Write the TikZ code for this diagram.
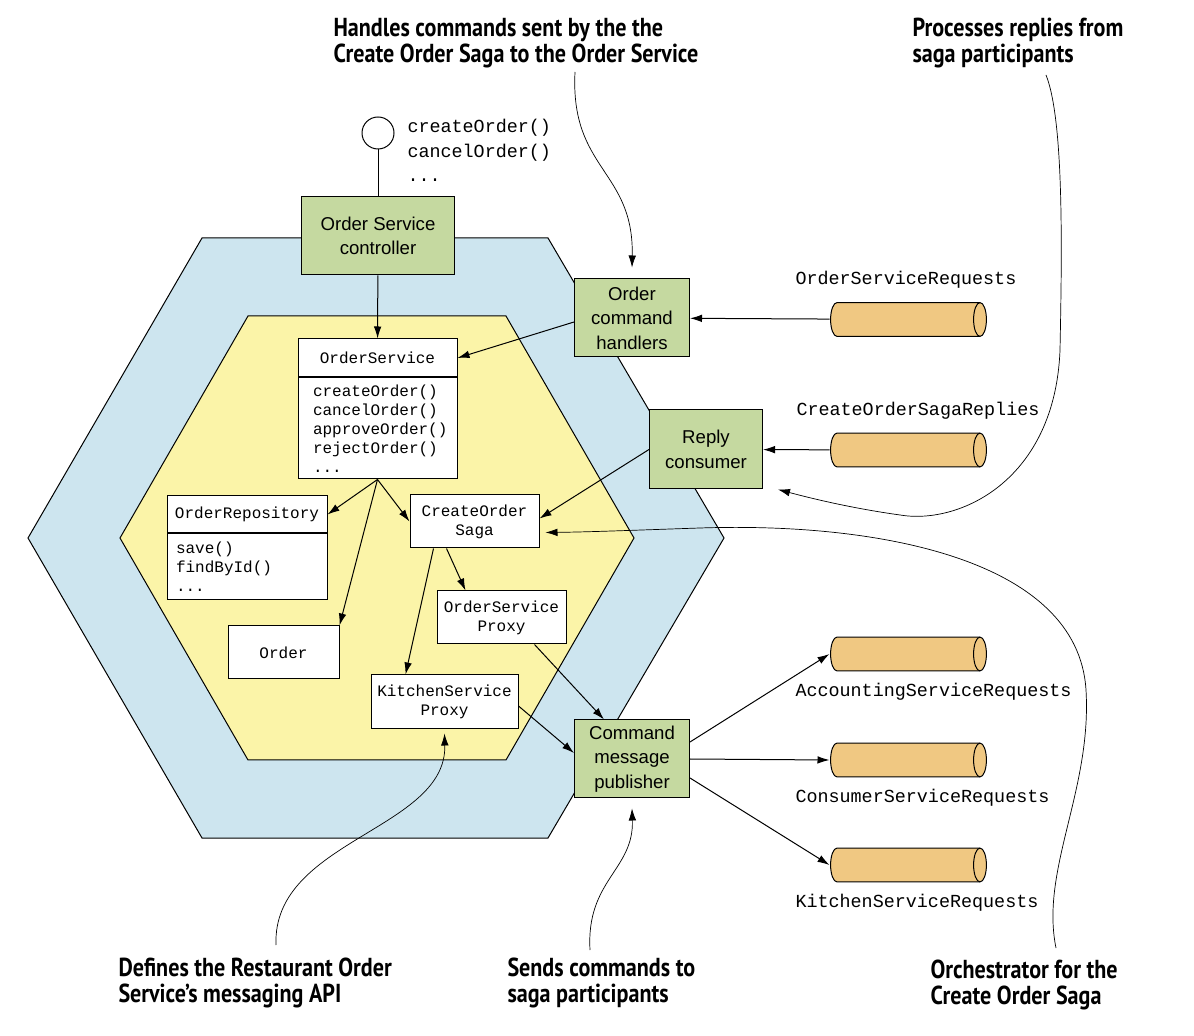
\documentclass[tikz,border=0pt]{standalone}
\usepackage{fontspec}
\setmainfont{Liberation Sans}
\setmonofont{Liberation Mono}
\newfontfamily\capfont{PT Sans}[FakeStretch=0.85]
\usetikzlibrary{arrows.meta}
\definecolor{hexblue}{HTML}{CDE5EF}
\definecolor{hexyellow}{HTML}{FBF4A8}
\definecolor{compgreen}{HTML}{C5D9A0}
\definecolor{queueorange}{HTML}{F0C882}
\begin{document}
\begin{tikzpicture}[x=0.5pt,y=-0.5pt,
    >={Latex[length=6pt,width=3.8pt]},
    every path/.style={line width=0.5pt},
    comp/.style={draw,fill=compgreen,minimum width=57.5pt,minimum height=39pt,inner sep=0pt,align=center,font=\fontsize{9.3}{12.25}\selectfont},
    cls/.style={draw,fill=white,minimum width=64.5pt,minimum height=26.5pt,inner sep=0pt,align=center,font=\ttfamily\fontsize{8}{9.5}\selectfont},
    queue/.style={minimum width=78.5pt,minimum height=17.5pt,inner sep=0pt,
        path picture={
            \path[draw,fill=queueorange]
                ([xshift=3.5pt,yshift=-0.3pt]path picture bounding box.north west)
                -- ([xshift=-3.5pt,yshift=-0.3pt]path picture bounding box.north east)
                arc[start angle=90,end angle=-90,x radius=3.2pt,y radius=8.45pt]
                -- ([xshift=3.5pt,yshift=0.3pt]path picture bounding box.south west)
                arc[start angle=270,end angle=90,x radius=3.2pt,y radius=8.45pt] -- cycle;
            \draw ([xshift=-3.5pt,yshift=-0.3pt]path picture bounding box.north east)
                arc[start angle=90,end angle=270,x radius=3.2pt,y radius=8.45pt];
        }},
    qlabel/.style={anchor=west,inner sep=0pt,font=\ttfamily\fontsize{9.2}{11}\selectfont},
    note/.style={anchor=west,align=left,inner sep=0pt,font=\capfont\bfseries\fontsize{13}{13}\selectfont},
    notelink/.style={->,line width=0.35pt}
]
\useasboundingbox (0,0) rectangle (1194,1036);
\filldraw[fill=hexblue] (202,238) -- (548,238) -- (724,538) -- (548,838) -- (202,838) -- (28,538) -- cycle;
\filldraw[fill=hexyellow] (248,316) -- (506,316) -- (634,538) -- (506,760) -- (248,760) -- (120,538) -- cycle;

\node[circle,draw,fill=white,minimum size=16pt,inner sep=0pt] (port) at (378,133) {};
\node[anchor=north west,align=left,inner sep=0pt,font=\ttfamily\fontsize{9.2}{12.25}\selectfont] (ops) at (407,119) {createOrder()\\cancelOrder()\\...};

\node[comp,minimum width=76.5pt] (ctrl) at (378,236) {Order Service\\controller};
\node[comp] (och) at (632,318) {Order\\command\\handlers};
\node[comp,minimum width=56.5pt,minimum height=39.5pt] (rc) at (706,449.5) {Reply\\consumer};
\node[comp] (pub) at (632,759) {Command\\message\\publisher};

\node[cls,minimum width=79.5pt,minimum height=19pt] (osh) at (377.5,358) {OrderService};
\node[cls,anchor=north,minimum width=79.5pt,minimum height=50.5pt,text width=64.5pt,align=left] (osb) at (osh.south) {createOrder()\\cancelOrder()\\approveOrder()\\rejectOrder()\\...};
\node[cls,minimum width=80pt,minimum height=18.5pt] (orh) at (247,514.5) {OrderRepository};
\node[cls,anchor=north,minimum width=80pt,minimum height=33pt,text width=71pt,align=left] (orb) at (orh.south) {save()\\findById()\\...};
\node[cls] (saga) at (474.5,521.5) {CreateOrder\\Saga};
\node[cls] (osp) at (501.5,617.5) {OrderService\\Proxy};
\node[cls,minimum width=55.5pt] (order) at (283.5,652.5) {Order};
\node[cls,minimum width=73.5pt,minimum height=27pt] (ksp) at (444.5,702) {KitchenService\\Proxy};

\node[queue] (osr) at (908.5,319.5) {};
\node[queue] (cosr) at (908.5,450) {};
\node[queue] (acc) at (908.5,654) {};
\node[queue] (con) at (908.5,760) {};
\node[queue] (kit) at (908.5,865) {};
\node[qlabel] (osrl) at (795,280) {OrderServiceRequests};
\node[qlabel] (cosrl) at (796,411) {CreateOrderSagaReplies};
\node[qlabel] (accl) at (795,692) {AccountingServiceRequests};
\node[qlabel] (conl) at (795,798) {ConsumerServiceRequests};
\node[qlabel] (kitl) at (795,903) {KitchenServiceRequests};

\draw (port) -- (ctrl);
\draw[->] (ctrl) -- (osh);
\draw[->] (osr) -- (och);
\draw[->] ([yshift=-2pt]och.west) -- (osh.east);
\draw[->] (cosr) -- (rc);
\draw[->] (rc.west) -- ([yshift=1.5pt]saga.east);
\draw[->] (osb.south) -- (orh.east);
\draw[->] (osb.south) -- (order.north east);
\draw[->] (osb.south) -- (saga.west);
\draw[->] ([xshift=12pt]saga.south west) -- ([xshift=17.5pt]ksp.north west);
\draw[->] ([xshift=18.5pt]saga.south west) -- ([xshift=14.5pt]osp.north west);
\draw[->] ([xshift=49pt]osp.south west) -- ([xshift=15pt]pub.north west);
\draw[->] ([yshift=-2pt]ksp.east) -- ([yshift=3pt]pub.west);
\draw[->] ([yshift=8.5pt]pub.east) -- (acc.west);
\draw[->] (pub.east) -- (con.west);
\draw[->] ([yshift=-9.5pt]pub.east) -- (kit.west);

\node[note] (hnd) at (333,43.5) {Handles commands sent by the the\\Create Order Saga to the Order Service};
\node[note] (prc) at (912,43.5) {Processes replies from\\saga participants};
\node[note] (dfn) at (118,983) {Defines the Restaurant Order\\Service’s messaging API};
\node[note] (snd) at (507,983) {Sends commands to\\saga participants};
\node[note] (orc) at (930,985) {Orchestrator for the\\Create Order Saga};
\coordinate (hndtail) at (575,72);
\coordinate (prctail) at (1046,75);
\coordinate (dfntail) at (276,945);
\coordinate (sndtail) at (590,950);
\coordinate (orctail) at (1056,948);

\draw[notelink] (hndtail) .. controls (570,170) and (634,170) .. ([yshift=5.5pt]och.north);
\draw[notelink] (prctail) .. controls (1064,120) and (1062,250) .. (1060,350) .. controls (1055,480) and (960,525) .. (900,515) .. controls (850,508) and (810,498) .. ([xshift=7.5pt]rc.south east);
\draw[notelink] (orctail) .. controls (1040,870) and (1092,790) .. (1086,690) .. controls (1078,560) and (880,522) .. (700,528) .. controls (640,530) and (590,532) .. ([xshift=3pt,yshift=-5.5pt]saga.east);
\draw[notelink] (sndtail) .. controls (586,880) and (634,870) .. ([yshift=-5pt]pub.south);
\draw[notelink] (dfntail) .. controls (272,840) and (447,830) .. ([yshift=-2pt]ksp.south);
\end{tikzpicture}
\end{document}
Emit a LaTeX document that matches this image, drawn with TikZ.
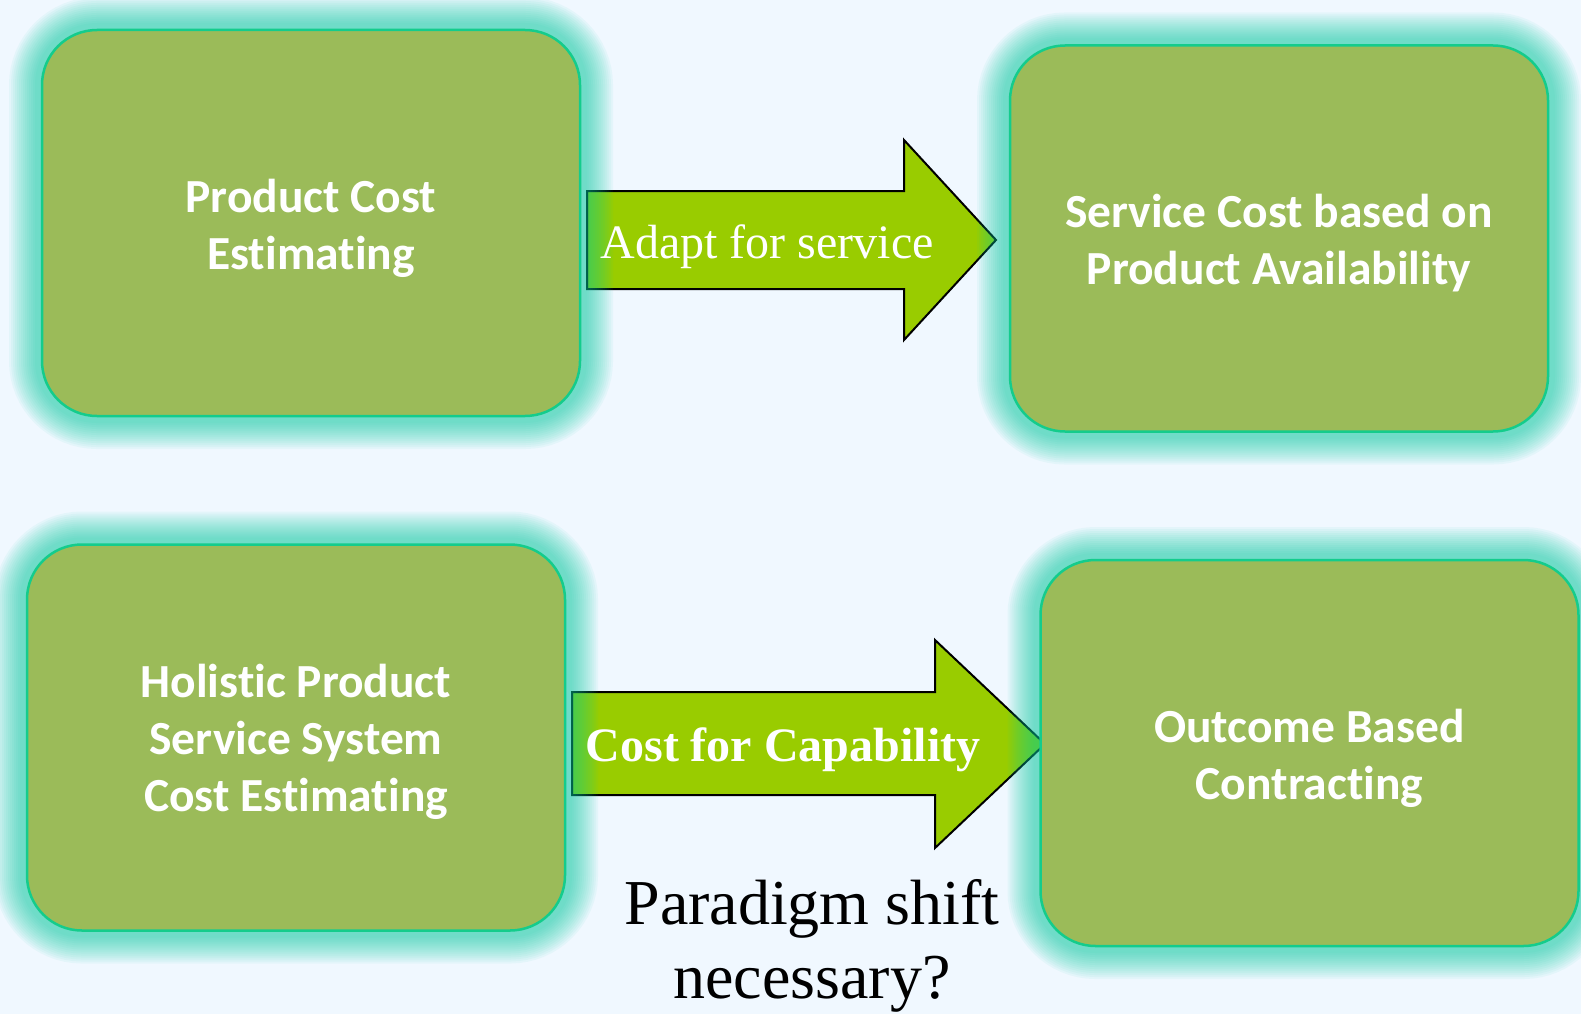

****

Out of the records, collect only those lines that contain the string "this".

**Final result**
Write the TikZ code for this diagram.
Emit a LaTeX document that matches this image, drawn with TikZ.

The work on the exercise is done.